§ **Instructions to follow**
Output every line exactly as written. Leave out pictures.

§ **Data excerpt**
* Start *

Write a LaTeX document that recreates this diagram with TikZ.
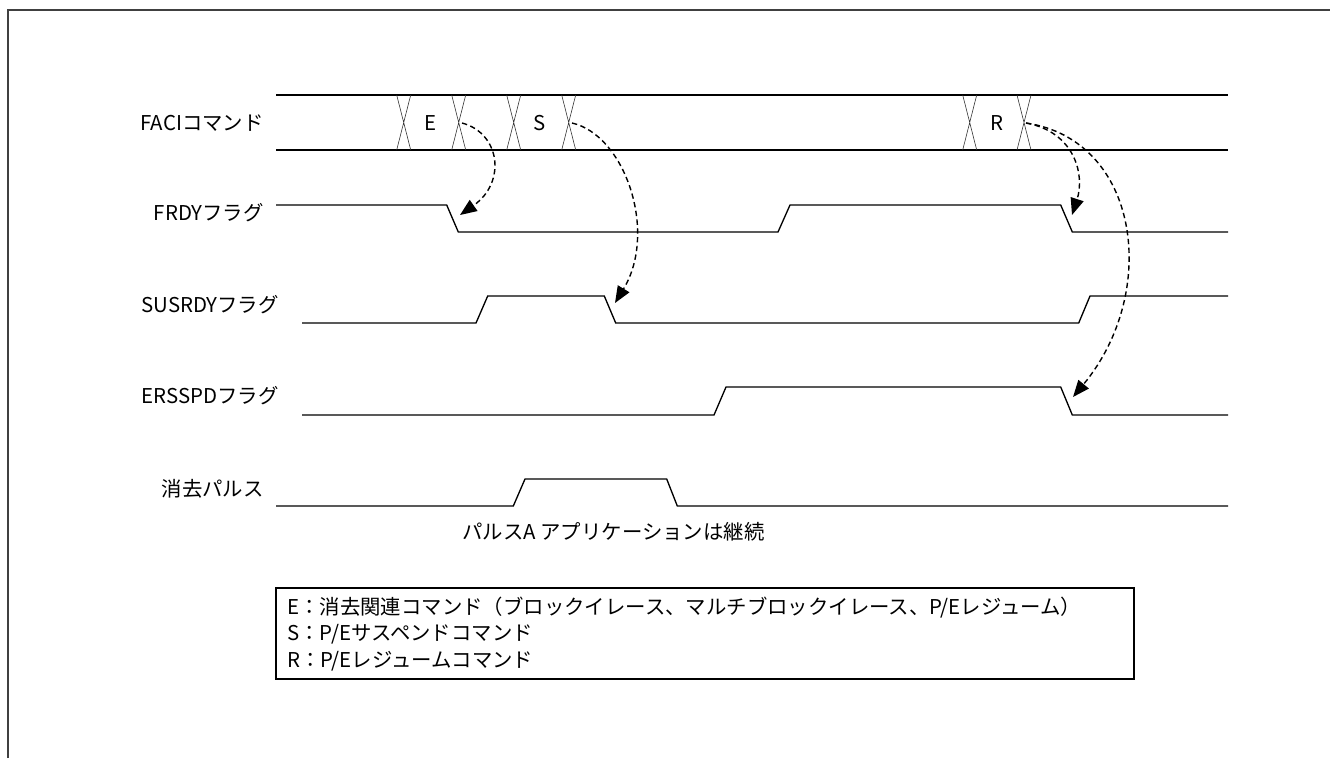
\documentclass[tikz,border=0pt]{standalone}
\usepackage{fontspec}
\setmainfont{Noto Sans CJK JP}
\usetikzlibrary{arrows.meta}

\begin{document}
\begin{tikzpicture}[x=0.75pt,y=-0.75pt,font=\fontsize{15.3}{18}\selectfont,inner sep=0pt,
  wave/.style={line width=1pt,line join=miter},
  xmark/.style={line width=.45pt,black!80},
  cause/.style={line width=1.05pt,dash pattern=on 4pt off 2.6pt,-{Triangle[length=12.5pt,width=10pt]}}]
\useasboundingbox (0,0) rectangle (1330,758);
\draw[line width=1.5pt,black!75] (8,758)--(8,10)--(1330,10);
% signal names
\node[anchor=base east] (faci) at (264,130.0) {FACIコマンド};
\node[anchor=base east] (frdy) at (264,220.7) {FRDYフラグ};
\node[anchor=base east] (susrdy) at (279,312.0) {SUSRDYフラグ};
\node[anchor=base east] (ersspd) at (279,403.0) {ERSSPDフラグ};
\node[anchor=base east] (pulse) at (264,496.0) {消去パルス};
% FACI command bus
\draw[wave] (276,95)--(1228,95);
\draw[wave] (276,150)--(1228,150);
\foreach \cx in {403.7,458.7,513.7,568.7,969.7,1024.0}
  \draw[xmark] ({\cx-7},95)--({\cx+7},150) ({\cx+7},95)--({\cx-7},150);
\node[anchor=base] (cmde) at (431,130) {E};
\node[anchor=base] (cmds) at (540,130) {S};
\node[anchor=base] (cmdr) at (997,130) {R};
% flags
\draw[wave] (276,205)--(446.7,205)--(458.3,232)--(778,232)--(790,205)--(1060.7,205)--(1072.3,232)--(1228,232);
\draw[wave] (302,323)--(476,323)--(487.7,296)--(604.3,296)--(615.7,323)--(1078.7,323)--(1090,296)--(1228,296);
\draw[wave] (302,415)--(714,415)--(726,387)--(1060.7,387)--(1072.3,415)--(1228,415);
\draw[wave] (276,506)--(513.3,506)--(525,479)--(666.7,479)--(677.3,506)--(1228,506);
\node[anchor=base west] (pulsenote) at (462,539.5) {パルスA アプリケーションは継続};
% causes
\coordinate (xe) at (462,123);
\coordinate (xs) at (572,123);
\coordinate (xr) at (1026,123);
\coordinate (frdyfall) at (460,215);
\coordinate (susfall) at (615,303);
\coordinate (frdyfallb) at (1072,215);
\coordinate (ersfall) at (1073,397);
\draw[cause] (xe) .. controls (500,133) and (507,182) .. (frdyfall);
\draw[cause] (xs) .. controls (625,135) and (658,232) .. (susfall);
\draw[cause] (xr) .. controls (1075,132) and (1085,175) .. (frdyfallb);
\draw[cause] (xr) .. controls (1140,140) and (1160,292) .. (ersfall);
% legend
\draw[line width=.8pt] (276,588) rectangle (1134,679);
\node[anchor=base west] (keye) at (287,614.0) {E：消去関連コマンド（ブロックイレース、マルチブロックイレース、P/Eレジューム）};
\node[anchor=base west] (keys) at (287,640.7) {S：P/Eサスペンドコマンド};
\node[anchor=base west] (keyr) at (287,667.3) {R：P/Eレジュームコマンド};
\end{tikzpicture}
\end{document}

* End *

§ **Task solution**
Write a LaTeX document that recreates this diagram with TikZ.
\documentclass[tikz,border=0pt]{standalone}
\usepackage{fontspec}
\setmainfont{Noto Sans CJK JP}
\usetikzlibrary{arrows.meta}

\begin{document}
\begin{tikzpicture}[x=0.75pt,y=-0.75pt,font=\fontsize{15.3}{18}\selectfont,inner sep=0pt,
  wave/.style={line width=1pt,line join=miter},
  xmark/.style={line width=.45pt,black!80},
  cause/.style={line width=1.05pt,dash pattern=on 4pt off 2.6pt,-{Triangle[length=12.5pt,width=10pt]}}]
\useasboundingbox (0,0) rectangle (1330,758);
\draw[line width=1.5pt,black!75] (8,758)--(8,10)--(1330,10);
% signal names
\node[anchor=base east] (faci) at (264,130.0) {FACIコマンド};
\node[anchor=base east] (frdy) at (264,220.7) {FRDYフラグ};
\node[anchor=base east] (susrdy) at (279,312.0) {SUSRDYフラグ};
\node[anchor=base east] (ersspd) at (279,403.0) {ERSSPDフラグ};
\node[anchor=base east] (pulse) at (264,496.0) {消去パルス};
% FACI command bus
\draw[wave] (276,95)--(1228,95);
\draw[wave] (276,150)--(1228,150);
\foreach \cx in {403.7,458.7,513.7,568.7,969.7,1024.0}
  \draw[xmark] ({\cx-7},95)--({\cx+7},150) ({\cx+7},95)--({\cx-7},150);
\node[anchor=base] (cmde) at (431,130) {E};
\node[anchor=base] (cmds) at (540,130) {S};
\node[anchor=base] (cmdr) at (997,130) {R};
% flags
\draw[wave] (276,205)--(446.7,205)--(458.3,232)--(778,232)--(790,205)--(1060.7,205)--(1072.3,232)--(1228,232);
\draw[wave] (302,323)--(476,323)--(487.7,296)--(604.3,296)--(615.7,323)--(1078.7,323)--(1090,296)--(1228,296);
\draw[wave] (302,415)--(714,415)--(726,387)--(1060.7,387)--(1072.3,415)--(1228,415);
\draw[wave] (276,506)--(513.3,506)--(525,479)--(666.7,479)--(677.3,506)--(1228,506);
\node[anchor=base west] (pulsenote) at (462,539.5) {パルスA アプリケーションは継続};
% causes
\coordinate (xe) at (462,123);
\coordinate (xs) at (572,123);
\coordinate (xr) at (1026,123);
\coordinate (frdyfall) at (460,215);
\coordinate (susfall) at (615,303);
\coordinate (frdyfallb) at (1072,215);
\coordinate (ersfall) at (1073,397);
\draw[cause] (xe) .. controls (500,133) and (507,182) .. (frdyfall);
\draw[cause] (xs) .. controls (625,135) and (658,232) .. (susfall);
\draw[cause] (xr) .. controls (1075,132) and (1085,175) .. (frdyfallb);
\draw[cause] (xr) .. controls (1140,140) and (1160,292) .. (ersfall);
% legend
\draw[line width=.8pt] (276,588) rectangle (1134,679);
\node[anchor=base west] (keye) at (287,614.0) {E：消去関連コマンド（ブロックイレース、マルチブロックイレース、P/Eレジューム）};
\node[anchor=base west] (keys) at (287,640.7) {S：P/Eサスペンドコマンド};
\node[anchor=base west] (keyr) at (287,667.3) {R：P/Eレジュームコマンド};
\end{tikzpicture}
\end{document}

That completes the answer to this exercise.